* REQUIREMENTS *
Return the lines from the one that contains "Write the Observable" through the one that contains "const squeeze = 0.83;", both included, exactly as written and with nothing added.

* INFORMATION SHOWN *
##############################

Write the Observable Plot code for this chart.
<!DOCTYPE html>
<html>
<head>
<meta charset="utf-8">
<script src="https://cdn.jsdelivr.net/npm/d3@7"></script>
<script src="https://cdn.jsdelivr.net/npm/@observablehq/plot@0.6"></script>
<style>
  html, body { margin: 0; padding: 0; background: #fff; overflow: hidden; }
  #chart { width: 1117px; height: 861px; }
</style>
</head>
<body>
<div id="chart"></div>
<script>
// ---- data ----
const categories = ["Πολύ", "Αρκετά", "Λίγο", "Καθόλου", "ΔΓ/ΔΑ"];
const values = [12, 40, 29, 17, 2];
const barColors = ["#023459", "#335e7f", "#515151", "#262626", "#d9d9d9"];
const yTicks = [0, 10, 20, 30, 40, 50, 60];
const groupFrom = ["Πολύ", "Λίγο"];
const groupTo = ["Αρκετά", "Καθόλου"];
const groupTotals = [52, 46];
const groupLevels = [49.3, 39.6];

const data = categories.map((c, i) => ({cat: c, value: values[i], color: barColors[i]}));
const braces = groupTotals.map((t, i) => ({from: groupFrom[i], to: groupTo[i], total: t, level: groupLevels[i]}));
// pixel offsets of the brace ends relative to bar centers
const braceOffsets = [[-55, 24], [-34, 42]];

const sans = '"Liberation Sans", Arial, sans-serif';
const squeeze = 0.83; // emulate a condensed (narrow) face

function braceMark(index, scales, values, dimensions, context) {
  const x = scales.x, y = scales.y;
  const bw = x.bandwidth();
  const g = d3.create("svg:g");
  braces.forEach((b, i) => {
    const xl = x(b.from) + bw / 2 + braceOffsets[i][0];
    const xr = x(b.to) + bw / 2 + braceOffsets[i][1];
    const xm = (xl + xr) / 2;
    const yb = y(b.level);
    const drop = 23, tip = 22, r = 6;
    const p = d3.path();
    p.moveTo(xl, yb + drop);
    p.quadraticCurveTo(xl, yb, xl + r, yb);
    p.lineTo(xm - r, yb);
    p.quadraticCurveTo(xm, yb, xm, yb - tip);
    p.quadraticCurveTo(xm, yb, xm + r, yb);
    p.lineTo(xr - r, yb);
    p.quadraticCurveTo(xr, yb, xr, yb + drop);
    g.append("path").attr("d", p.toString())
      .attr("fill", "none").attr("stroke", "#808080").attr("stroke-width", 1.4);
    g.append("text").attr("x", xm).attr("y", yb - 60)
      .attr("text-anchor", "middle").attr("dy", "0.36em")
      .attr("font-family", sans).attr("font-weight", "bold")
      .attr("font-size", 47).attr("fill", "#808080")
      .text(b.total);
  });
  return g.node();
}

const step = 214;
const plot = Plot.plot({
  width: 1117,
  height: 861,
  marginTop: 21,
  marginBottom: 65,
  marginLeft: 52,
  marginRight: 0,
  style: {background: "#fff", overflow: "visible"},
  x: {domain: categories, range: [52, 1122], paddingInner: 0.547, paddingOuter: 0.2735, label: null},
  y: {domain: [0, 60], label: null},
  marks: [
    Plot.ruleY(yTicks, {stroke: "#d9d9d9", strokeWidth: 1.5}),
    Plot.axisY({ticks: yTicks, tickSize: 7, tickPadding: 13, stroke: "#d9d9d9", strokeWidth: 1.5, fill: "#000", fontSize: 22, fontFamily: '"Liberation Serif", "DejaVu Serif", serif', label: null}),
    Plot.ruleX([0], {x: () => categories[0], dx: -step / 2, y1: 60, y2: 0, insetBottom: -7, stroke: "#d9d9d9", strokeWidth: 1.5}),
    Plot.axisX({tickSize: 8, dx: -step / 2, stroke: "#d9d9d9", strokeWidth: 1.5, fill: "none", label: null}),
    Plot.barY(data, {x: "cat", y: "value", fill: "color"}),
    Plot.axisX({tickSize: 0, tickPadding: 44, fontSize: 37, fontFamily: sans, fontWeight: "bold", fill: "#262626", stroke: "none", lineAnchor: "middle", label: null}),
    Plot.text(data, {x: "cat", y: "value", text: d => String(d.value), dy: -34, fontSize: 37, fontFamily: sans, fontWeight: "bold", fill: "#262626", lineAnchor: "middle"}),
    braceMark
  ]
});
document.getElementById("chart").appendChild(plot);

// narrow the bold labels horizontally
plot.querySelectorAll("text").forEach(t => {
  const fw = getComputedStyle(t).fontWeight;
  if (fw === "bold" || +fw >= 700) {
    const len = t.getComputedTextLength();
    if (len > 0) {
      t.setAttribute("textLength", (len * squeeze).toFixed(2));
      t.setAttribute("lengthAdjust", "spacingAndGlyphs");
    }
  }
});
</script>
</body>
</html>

##############################

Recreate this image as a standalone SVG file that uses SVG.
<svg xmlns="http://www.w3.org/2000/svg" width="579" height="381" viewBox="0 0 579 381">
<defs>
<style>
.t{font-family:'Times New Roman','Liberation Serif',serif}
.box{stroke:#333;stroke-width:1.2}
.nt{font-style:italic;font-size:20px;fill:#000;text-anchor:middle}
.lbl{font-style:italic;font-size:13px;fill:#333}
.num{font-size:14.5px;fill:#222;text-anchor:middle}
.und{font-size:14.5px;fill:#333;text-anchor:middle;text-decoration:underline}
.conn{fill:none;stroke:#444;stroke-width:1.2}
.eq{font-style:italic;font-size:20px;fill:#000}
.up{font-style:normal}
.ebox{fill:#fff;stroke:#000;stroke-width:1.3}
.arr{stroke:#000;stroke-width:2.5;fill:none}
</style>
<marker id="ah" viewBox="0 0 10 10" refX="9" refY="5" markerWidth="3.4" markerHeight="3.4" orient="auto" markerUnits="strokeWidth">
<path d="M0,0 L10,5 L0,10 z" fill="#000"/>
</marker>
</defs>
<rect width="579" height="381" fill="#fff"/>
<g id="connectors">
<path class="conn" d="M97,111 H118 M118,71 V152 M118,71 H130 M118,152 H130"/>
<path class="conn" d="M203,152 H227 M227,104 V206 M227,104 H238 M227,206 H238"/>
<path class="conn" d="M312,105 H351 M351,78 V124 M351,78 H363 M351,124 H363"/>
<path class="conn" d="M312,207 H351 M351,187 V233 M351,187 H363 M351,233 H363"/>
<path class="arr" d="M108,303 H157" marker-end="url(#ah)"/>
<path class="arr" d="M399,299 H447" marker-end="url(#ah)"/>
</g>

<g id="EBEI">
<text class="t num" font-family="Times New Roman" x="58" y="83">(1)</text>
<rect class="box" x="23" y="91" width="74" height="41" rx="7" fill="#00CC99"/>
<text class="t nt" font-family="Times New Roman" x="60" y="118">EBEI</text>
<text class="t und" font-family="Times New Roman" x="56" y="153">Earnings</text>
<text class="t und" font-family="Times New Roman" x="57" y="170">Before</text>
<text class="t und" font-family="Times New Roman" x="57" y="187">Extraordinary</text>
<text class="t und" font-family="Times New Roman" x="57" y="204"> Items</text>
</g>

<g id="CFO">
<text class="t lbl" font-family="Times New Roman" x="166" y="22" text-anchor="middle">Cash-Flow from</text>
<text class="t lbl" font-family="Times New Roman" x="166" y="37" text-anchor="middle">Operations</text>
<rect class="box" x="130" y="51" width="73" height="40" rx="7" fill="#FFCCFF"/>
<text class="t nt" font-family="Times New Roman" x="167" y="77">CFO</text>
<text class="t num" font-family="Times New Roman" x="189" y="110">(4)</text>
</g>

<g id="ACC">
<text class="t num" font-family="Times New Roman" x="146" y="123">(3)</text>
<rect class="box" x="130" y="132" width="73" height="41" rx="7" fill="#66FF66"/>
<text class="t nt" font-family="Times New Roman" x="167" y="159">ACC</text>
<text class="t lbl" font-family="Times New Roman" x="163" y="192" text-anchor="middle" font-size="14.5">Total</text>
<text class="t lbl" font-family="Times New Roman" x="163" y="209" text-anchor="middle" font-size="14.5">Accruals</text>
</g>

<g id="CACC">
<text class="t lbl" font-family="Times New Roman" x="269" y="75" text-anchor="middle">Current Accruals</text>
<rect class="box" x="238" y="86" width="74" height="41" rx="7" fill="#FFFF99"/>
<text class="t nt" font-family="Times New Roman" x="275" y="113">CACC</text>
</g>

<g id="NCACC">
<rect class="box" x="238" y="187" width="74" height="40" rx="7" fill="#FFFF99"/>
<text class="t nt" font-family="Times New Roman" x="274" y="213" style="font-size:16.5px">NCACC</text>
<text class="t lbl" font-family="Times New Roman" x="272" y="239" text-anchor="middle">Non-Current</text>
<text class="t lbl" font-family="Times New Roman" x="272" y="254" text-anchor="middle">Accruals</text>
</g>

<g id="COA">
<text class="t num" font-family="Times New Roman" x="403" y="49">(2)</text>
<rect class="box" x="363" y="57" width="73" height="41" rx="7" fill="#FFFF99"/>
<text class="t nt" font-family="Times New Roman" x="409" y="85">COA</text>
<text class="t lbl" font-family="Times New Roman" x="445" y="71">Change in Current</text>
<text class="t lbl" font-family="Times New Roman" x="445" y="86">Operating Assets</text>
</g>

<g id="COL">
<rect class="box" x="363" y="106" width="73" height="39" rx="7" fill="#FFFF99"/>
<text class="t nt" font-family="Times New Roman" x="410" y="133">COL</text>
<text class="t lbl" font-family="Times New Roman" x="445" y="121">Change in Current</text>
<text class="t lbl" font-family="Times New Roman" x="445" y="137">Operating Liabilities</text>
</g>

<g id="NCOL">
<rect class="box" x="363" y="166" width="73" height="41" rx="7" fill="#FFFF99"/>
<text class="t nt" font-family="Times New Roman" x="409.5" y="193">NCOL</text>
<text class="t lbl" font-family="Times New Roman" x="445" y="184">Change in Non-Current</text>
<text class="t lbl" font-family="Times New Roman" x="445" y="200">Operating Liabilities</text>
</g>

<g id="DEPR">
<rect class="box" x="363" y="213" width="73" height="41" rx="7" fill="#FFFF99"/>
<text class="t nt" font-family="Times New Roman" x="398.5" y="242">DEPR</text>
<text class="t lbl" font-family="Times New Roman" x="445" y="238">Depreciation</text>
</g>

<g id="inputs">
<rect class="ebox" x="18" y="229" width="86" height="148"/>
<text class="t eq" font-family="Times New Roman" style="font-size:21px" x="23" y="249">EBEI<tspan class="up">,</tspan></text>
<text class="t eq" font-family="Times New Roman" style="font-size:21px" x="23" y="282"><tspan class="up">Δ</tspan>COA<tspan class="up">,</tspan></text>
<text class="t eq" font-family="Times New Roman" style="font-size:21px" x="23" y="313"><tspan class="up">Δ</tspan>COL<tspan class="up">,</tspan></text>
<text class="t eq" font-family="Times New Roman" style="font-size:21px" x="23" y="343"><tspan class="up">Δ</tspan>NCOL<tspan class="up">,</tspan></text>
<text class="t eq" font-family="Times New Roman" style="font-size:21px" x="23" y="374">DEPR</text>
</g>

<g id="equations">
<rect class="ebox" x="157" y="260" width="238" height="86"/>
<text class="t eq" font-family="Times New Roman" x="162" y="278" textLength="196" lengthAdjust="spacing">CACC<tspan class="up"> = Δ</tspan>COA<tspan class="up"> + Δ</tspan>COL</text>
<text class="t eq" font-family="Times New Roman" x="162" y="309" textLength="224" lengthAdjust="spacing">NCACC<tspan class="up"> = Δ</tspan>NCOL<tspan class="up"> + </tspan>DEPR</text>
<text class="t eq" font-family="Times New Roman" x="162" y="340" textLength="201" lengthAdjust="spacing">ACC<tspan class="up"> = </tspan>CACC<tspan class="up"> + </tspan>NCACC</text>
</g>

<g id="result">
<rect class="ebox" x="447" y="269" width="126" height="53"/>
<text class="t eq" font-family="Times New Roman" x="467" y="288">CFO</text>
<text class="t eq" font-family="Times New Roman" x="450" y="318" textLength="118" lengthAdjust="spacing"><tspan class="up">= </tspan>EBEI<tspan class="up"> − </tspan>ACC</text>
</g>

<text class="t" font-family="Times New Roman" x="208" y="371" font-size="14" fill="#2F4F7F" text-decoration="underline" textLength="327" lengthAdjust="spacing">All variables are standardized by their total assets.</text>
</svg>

##############################

* WRITTEN SOLUTION *
Write the Observable Plot code for this chart.
<!DOCTYPE html>
<html>
<head>
<meta charset="utf-8">
<script src="https://cdn.jsdelivr.net/npm/d3@7"></script>
<script src="https://cdn.jsdelivr.net/npm/@observablehq/plot@0.6"></script>
<style>
  html, body { margin: 0; padding: 0; background: #fff; overflow: hidden; }
  #chart { width: 1117px; height: 861px; }
</style>
</head>
<body>
<div id="chart"></div>
<script>
// ---- data ----
const categories = ["Πολύ", "Αρκετά", "Λίγο", "Καθόλου", "ΔΓ/ΔΑ"];
const values = [12, 40, 29, 17, 2];
const barColors = ["#023459", "#335e7f", "#515151", "#262626", "#d9d9d9"];
const yTicks = [0, 10, 20, 30, 40, 50, 60];
const groupFrom = ["Πολύ", "Λίγο"];
const groupTo = ["Αρκετά", "Καθόλου"];
const groupTotals = [52, 46];
const groupLevels = [49.3, 39.6];

const data = categories.map((c, i) => ({cat: c, value: values[i], color: barColors[i]}));
const braces = groupTotals.map((t, i) => ({from: groupFrom[i], to: groupTo[i], total: t, level: groupLevels[i]}));
// pixel offsets of the brace ends relative to bar centers
const braceOffsets = [[-55, 24], [-34, 42]];

const sans = '"Liberation Sans", Arial, sans-serif';
const squeeze = 0.83; // emulate a condensed (narrow) face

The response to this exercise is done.